The hearing, which featured testimony from representatives of the Municipal Art Society and New York Building Congress, raised all the issues on which Solow and the city have already come to terms. These included expanding a public playground from 5,500 to 10,000 square feet, reducing building heights, and shrinking the proposed office building’s overall footprint. Solow has also committed to a 630-seat school, which the city would build by 2012. The 8.7-acre plan by Skidmore, Owings & Merrill, Field Operations, and Richard Meier & Partners looks set to go forward, said Jasper Goldman, who testified for the Municipal Art Society, but unresolved problems remain. As Goldman explained, civic activists worry most about public use of 39th and 40th streets, which Solow’s plan removes from the street grid, and how the project may affect a waterfront park along the East River from 38th Street to the United Nations. “Everybody agrees the open space is well designed and likes the east-west orientation of the buildings, but people were nervous about the idea of it shutting down at 1 a.m.
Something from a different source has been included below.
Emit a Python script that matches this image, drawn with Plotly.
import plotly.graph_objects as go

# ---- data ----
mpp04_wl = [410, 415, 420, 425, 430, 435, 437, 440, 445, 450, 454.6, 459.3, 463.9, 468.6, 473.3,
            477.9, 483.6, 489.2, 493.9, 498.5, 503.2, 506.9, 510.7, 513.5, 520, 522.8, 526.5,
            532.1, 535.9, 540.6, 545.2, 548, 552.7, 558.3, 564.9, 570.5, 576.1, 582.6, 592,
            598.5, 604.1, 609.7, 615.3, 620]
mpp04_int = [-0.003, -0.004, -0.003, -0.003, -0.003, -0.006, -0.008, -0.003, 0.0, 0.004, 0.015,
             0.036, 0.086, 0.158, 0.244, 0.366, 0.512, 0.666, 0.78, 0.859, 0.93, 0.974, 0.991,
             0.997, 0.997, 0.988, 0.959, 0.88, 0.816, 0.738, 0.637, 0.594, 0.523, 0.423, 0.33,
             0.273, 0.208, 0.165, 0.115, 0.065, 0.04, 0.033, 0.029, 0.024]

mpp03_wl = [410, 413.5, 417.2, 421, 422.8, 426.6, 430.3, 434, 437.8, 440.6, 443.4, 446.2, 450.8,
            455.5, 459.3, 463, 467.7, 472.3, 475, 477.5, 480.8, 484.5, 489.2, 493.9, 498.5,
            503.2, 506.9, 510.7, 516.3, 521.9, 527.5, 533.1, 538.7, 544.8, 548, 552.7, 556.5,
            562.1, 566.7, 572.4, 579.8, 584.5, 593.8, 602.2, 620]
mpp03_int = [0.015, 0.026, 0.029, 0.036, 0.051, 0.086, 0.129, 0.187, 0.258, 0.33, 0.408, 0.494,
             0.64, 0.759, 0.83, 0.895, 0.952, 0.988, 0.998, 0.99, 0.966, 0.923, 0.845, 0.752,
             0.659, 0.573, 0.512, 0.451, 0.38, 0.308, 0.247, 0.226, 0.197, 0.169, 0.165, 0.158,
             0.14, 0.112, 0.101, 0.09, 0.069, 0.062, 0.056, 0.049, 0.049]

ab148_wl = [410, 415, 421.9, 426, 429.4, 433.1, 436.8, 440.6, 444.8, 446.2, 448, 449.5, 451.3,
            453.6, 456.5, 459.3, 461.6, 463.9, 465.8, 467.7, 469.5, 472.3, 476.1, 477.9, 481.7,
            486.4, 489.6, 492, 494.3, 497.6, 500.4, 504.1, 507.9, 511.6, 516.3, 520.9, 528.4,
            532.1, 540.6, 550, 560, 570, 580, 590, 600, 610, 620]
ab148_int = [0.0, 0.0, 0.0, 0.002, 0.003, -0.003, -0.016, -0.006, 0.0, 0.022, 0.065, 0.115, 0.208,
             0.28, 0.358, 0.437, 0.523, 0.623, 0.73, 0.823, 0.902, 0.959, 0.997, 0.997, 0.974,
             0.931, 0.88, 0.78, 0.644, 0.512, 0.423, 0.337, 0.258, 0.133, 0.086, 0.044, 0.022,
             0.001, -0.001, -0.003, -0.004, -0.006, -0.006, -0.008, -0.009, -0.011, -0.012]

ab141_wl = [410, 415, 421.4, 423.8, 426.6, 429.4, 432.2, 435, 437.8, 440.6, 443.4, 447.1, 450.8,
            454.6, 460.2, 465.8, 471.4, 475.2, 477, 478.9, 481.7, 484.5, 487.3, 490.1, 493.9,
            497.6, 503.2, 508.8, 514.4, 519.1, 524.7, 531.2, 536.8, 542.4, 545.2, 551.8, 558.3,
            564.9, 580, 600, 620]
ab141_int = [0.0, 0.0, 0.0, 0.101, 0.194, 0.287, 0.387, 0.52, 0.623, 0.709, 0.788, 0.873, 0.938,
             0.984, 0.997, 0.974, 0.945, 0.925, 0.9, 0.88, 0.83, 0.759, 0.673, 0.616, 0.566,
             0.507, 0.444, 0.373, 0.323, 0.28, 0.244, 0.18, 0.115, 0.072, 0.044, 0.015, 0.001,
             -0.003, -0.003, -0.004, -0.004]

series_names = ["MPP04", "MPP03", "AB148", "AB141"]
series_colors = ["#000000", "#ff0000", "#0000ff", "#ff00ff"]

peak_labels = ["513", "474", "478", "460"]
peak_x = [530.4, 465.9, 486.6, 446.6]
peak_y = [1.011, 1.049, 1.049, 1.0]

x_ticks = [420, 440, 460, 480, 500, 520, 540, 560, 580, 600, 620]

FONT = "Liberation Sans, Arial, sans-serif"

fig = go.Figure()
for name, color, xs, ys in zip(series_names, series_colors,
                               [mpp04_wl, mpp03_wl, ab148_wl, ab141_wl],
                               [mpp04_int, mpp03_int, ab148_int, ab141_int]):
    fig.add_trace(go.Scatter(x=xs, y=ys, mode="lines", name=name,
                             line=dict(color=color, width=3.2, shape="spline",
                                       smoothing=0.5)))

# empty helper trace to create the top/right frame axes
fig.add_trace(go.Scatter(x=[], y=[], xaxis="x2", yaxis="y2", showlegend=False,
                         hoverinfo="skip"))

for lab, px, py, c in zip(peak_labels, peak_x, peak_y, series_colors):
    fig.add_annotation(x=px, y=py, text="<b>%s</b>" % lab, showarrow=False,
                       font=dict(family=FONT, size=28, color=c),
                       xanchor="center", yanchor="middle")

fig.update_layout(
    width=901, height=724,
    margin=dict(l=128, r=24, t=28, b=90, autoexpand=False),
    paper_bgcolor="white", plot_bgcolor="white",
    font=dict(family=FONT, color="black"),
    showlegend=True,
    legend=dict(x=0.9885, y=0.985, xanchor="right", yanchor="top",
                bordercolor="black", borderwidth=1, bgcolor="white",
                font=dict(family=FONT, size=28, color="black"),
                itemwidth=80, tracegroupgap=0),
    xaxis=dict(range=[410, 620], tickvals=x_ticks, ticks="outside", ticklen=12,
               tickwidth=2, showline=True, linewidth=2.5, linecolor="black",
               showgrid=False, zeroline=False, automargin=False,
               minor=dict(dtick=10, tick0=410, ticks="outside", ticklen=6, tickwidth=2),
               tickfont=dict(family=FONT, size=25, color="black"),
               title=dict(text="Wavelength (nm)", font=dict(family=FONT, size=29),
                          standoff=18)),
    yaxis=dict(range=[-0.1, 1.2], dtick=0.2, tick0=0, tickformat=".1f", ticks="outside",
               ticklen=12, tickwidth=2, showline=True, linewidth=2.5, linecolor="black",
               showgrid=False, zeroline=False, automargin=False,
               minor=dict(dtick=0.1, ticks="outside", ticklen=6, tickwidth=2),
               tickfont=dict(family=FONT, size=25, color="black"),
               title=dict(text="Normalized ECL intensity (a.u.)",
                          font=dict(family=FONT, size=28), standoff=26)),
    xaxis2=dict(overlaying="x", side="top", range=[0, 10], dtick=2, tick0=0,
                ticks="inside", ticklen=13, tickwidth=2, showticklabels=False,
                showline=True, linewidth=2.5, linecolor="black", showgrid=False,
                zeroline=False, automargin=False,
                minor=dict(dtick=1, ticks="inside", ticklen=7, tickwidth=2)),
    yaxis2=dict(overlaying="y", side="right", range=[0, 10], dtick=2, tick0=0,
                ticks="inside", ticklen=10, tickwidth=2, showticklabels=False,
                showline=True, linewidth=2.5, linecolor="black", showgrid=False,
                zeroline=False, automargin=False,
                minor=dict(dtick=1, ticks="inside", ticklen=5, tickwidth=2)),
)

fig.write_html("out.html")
This is such a massive development that the public space should be a real public park.”

In addition, Solow would need to provide easements from his property to city and state agencies to enable a deck over the FDR Drive to the new waterfront park. Solow has endorsed the idea, but stopped short of pledging his money toward the project, which the Campaign for an East Side Waterfront Park projects could cost around $116 million.

Local City Council member Dan Garodnick, who founded the park campaign, has stressed his district’s paucity of open space. He may relent on some issues, like the impact on the skyline of four nearly identical towers, in order to secure funding for deck construction or concessions on opening 39th and 40th streets. At a February 21 announcement laying out the waterfront coalition’s agenda, Garodnick told reporters that he and the developer were “in the midst of discussions about height, density, and open space.” 

These issues should be resolved in negotiations before late March, when the Council will vote on Solow’s plan. Goldman forecasted that an easement will emerge as part of a deal. “What’s less clear is the idea that 39th and 40th streets will be public, and that’s what Council negotiations are for,” he said. “We said the developer should consider a Riverside South model, where open space is mapped as parkland but maintenance is contracted to a private entity.”

To Goldman, a new waterfront park would cap Solow’s development by tethering it to its most famous neighbor. “A waterfront park would create a place to enjoy looking at the UN Secretariat,” he said. But Solow’s flexibility about keeping his development fully accessible may determine how soon that park comes into being.